*Work to do*.
Give an exact transcription of every line, dropping the images.

*Data lines*.
++++++

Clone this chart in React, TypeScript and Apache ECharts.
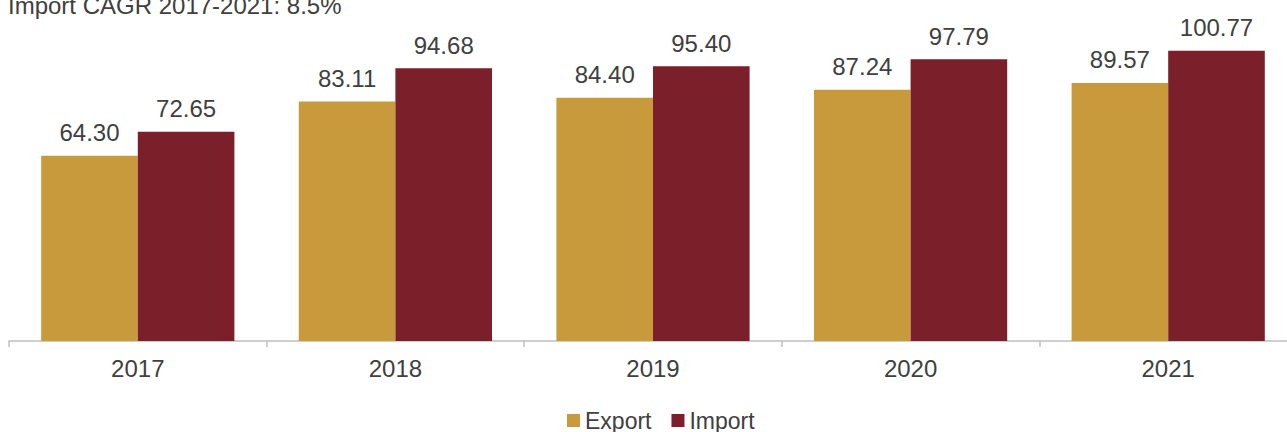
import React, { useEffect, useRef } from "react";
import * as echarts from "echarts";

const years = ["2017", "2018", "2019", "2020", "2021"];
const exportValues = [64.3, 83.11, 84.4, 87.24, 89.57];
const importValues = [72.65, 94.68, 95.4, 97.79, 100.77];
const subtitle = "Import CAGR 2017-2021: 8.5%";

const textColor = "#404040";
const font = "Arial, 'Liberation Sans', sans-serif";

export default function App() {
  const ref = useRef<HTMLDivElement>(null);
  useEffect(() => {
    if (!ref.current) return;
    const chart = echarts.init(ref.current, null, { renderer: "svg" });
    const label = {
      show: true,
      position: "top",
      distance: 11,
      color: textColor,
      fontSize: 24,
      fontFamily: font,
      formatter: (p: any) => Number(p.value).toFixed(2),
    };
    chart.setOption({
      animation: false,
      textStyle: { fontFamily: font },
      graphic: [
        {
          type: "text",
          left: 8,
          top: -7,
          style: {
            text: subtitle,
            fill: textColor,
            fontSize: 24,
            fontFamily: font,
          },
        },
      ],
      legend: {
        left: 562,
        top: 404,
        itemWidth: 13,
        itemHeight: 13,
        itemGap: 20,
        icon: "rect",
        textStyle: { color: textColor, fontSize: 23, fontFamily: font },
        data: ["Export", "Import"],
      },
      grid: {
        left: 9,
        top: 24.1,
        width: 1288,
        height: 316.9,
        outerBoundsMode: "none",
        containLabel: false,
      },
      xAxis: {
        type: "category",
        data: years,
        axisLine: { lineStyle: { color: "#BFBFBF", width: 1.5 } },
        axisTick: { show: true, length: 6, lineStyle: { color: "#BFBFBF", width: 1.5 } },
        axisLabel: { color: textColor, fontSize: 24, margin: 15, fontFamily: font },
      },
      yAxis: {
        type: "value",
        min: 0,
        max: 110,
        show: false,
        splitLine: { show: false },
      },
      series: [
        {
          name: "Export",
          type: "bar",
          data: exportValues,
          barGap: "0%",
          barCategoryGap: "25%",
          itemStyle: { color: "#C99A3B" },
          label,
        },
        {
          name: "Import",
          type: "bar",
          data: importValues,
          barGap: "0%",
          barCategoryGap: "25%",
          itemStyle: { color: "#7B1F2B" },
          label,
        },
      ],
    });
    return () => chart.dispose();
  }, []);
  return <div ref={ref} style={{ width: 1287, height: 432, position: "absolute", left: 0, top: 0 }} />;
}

++++++

*Solution*.
Clone this chart in React, TypeScript and Apache ECharts.
import React, { useEffect, useRef } from "react";
import * as echarts from "echarts";

const years = ["2017", "2018", "2019", "2020", "2021"];
const exportValues = [64.3, 83.11, 84.4, 87.24, 89.57];
const importValues = [72.65, 94.68, 95.4, 97.79, 100.77];
const subtitle = "Import CAGR 2017-2021: 8.5%";

const textColor = "#404040";
const font = "Arial, 'Liberation Sans', sans-serif";

export default function App() {
  const ref = useRef<HTMLDivElement>(null);
  useEffect(() => {
    if (!ref.current) return;
    const chart = echarts.init(ref.current, null, { renderer: "svg" });
    const label = {
      show: true,
      position: "top",
      distance: 11,
      color: textColor,
      fontSize: 24,
      fontFamily: font,
      formatter: (p: any) => Number(p.value).toFixed(2),
    };
    chart.setOption({
      animation: false,
      textStyle: { fontFamily: font },
      graphic: [
        {
          type: "text",
          left: 8,
          top: -7,
          style: {
            text: subtitle,
            fill: textColor,
            fontSize: 24,
            fontFamily: font,
          },
        },
      ],
      legend: {
        left: 562,
        top: 404,
        itemWidth: 13,
        itemHeight: 13,
        itemGap: 20,
        icon: "rect",
        textStyle: { color: textColor, fontSize: 23, fontFamily: font },
        data: ["Export", "Import"],
      },
      grid: {
        left: 9,
        top: 24.1,
        width: 1288,
        height: 316.9,
        outerBoundsMode: "none",
        containLabel: false,
      },
      xAxis: {
        type: "category",
        data: years,
        axisLine: { lineStyle: { color: "#BFBFBF", width: 1.5 } },
        axisTick: { show: true, length: 6, lineStyle: { color: "#BFBFBF", width: 1.5 } },
        axisLabel: { color: textColor, fontSize: 24, margin: 15, fontFamily: font },
      },
      yAxis: {
        type: "value",
        min: 0,
        max: 110,
        show: false,
        splitLine: { show: false },
      },
      series: [
        {
          name: "Export",
          type: "bar",
          data: exportValues,
          barGap: "0%",
          barCategoryGap: "25%",
          itemStyle: { color: "#C99A3B" },
          label,
        },
        {
          name: "Import",
          type: "bar",
          data: importValues,
          barGap: "0%",
          barCategoryGap: "25%",
          itemStyle: { color: "#7B1F2B" },
          label,
        },
      ],
    });
    return () => chart.dispose();
  }, []);
  return <div ref={ref} style={{ width: 1287, height: 432, position: "absolute", left: 0, top: 0 }} />;
}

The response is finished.